Special Olympics BC is sending its largest contingent ever to the National Winter Games and it includes Golden resident Sebastrain Gylander, who will be competing in the traditional cross-country ski and skate ski events.
For the past 10 years Gylander has had his eyes set on making it to the world championships, so getting the opportunity to compete at the national level at the end of February is a step in the right direction.
“His goal since he was 12 has been to make it to the world championships, so now he’s three quarters of the way there,” said Dona Gylander, Sebastian’s mother and public relations’ officer for Special Olympics Golden.
“He says skiing is his place where he feels happy and accepted.”
Special Olympics BC is dedicated to enriching the lives of individuals with intellectual disabilities through sport. It provides equal access to programs that are often taken for granted.

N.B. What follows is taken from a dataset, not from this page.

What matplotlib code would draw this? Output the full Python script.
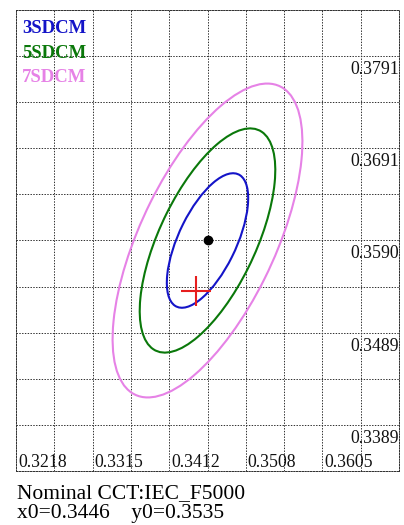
import matplotlib
matplotlib.use("Agg")
import matplotlib.pyplot as plt
from matplotlib.patches import Ellipse
import numpy as np

# ---- data ----
center_x = 0.3460          # measured chromaticity (black dot / grid centre)
center_y = 0.3590
nominal_x0 = 0.3446        # nominal IEC_F5000 point (red cross)
nominal_y0 = 0.3535
nominal_name = "IEC_F5000"
sdcm_steps = [3, 5, 7]
sdcm_labels = ["3SDCM", "5SDCM", "7SDCM"]
sdcm_colors = ["#1414C8", "#0A780A", "#E682E6"]
ellipse_a1 = 0.00274       # 1-step semi-major axis
ellipse_b1 = 0.00119       # 1-step semi-minor axis
ellipse_theta = 60.0       # degrees
x_step = 0.004843
y_step = 0.00503
x_tick_labels = ["0.3218", "0.3315", "0.3412", "0.3508", "0.3605"]
y_tick_labels = ["0.3791", "0.3691", "0.3590", "0.3489", "0.3389"]

W, H = 404, 525
fig = plt.figure(figsize=(W / 100, H / 100), dpi=100)
ax = fig.add_axes([16 / W, 1 - 471 / H, (399 - 16) / W, (471 - 10) / H])

serif = ["Liberation Serif", "DejaVu Serif"]

ks = np.arange(-5, 6)
xgrid = center_x + ks * x_step
ygrid = center_y + ks * y_step
ax.set_xlim(xgrid[0], xgrid[-1])
ax.set_ylim(ygrid[0], ygrid[-1])
ax.set_xticks(xgrid)
ax.set_yticks(ygrid)
ax.tick_params(length=0, labelbottom=False, labelleft=False)
dot = (0, (1.4, 1.4))
ax.grid(True, linestyle=dot, color="#333333", linewidth=0.72)
for s in ax.spines.values():
    s.set_linestyle(dot)
    s.set_color("#333333")
    s.set_linewidth(0.72)

for n, c in zip(sdcm_steps, sdcm_colors):
    e = Ellipse((center_x, center_y), width=2 * ellipse_a1 * n, height=2 * ellipse_b1 * n,
                angle=ellipse_theta, fill=False, edgecolor=c, linewidth=1.5, zorder=3)
    ax.add_patch(e)

ax.plot([center_x], [center_y], "o", color="black", markersize=6, zorder=4)
ax.plot([nominal_x0], [nominal_y0], "+", color="#E61E1E", markersize=21,
        markeredgewidth=1.5, zorder=4)

# in-plot axis labels
for lbl in x_tick_labels:
    ax.annotate(lbl, xy=(float(lbl), ygrid[0]), xytext=(2, 4), textcoords="offset pixels",
                ha="left", va="baseline", fontsize=12.8, family=serif, color="#111111")
for lbl in y_tick_labels:
    ax.annotate(lbl, xy=(xgrid[-1], float(lbl)), xytext=(0, -5), textcoords="offset pixels",
                ha="right", va="top", fontsize=12.8, family=serif, color="#111111")

# legend texts
for i, (lbl, c) in enumerate(zip(sdcm_labels, sdcm_colors)):
    fig.text(22 / W, 1 - (33 + i * 24.5) / H, lbl, color=c, fontsize=13.5,
             fontweight="bold", family=serif, ha="left", va="baseline")

fig.text(17 / W, 1 - 498 / H, "Nominal CCT:" + nominal_name, fontsize=15.5,
         family=serif, ha="left", va="baseline", color="black")
fig.text(17 / W, 1 - 518 / H, f"x0={nominal_x0:.4f}    y0={nominal_y0:.4f}", fontsize=15.5,
         family=serif, ha="left", va="baseline", color="black")

fig.savefig("out.png", dpi=100)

“As a parent we see him in school, but he is a certain way with the Special Olympics. He’s more himself,” said his mother. “It’s built his self esteem and now even in school he’s known as a great athlete.”
Now aged 15, Gylander has carved out a niche as a phenomenal athlete, with his strength propelling him to success.
Helping him get there has been his head coach Jeff Dolinski, who was one of the founding members of the Golden Nordic Ski Club. Dolinski is widely considered one of the best coaches for Gylander’s advanced level.
Gylander also has the benefit of having a mentor in Shelly Poland, who is herself a gold medallist Special Olympian from Golden.
According to Dona, it’s that kind of help that has allowed Gylander to progress with his training and work towards his goal of qualifying for the world championship.
“She’s been there for him through this whole process and they’ve become really close friends because of it,” said Dona. “I think we produce such good athletes because of our facilities and the skilled people that we have who work with the athletes.”
While Golden may be producing phenomenal athletes, the Special Olympics team here remains small and tight knit. With the success they’ve experience, the program is looking to grow.
“We need the community to come out and volunteer to be a coach if you have the skill set, or come and sit on our executive to help us with fundraisers,” said Dona. “The community has a whole has been very generous and supportive of Special Olympics because every thing we’ve asked from them we’ve pretty much received.”
The National Winter Games will be taking place in Thunder Bay, Ont., from Feb. 25-29.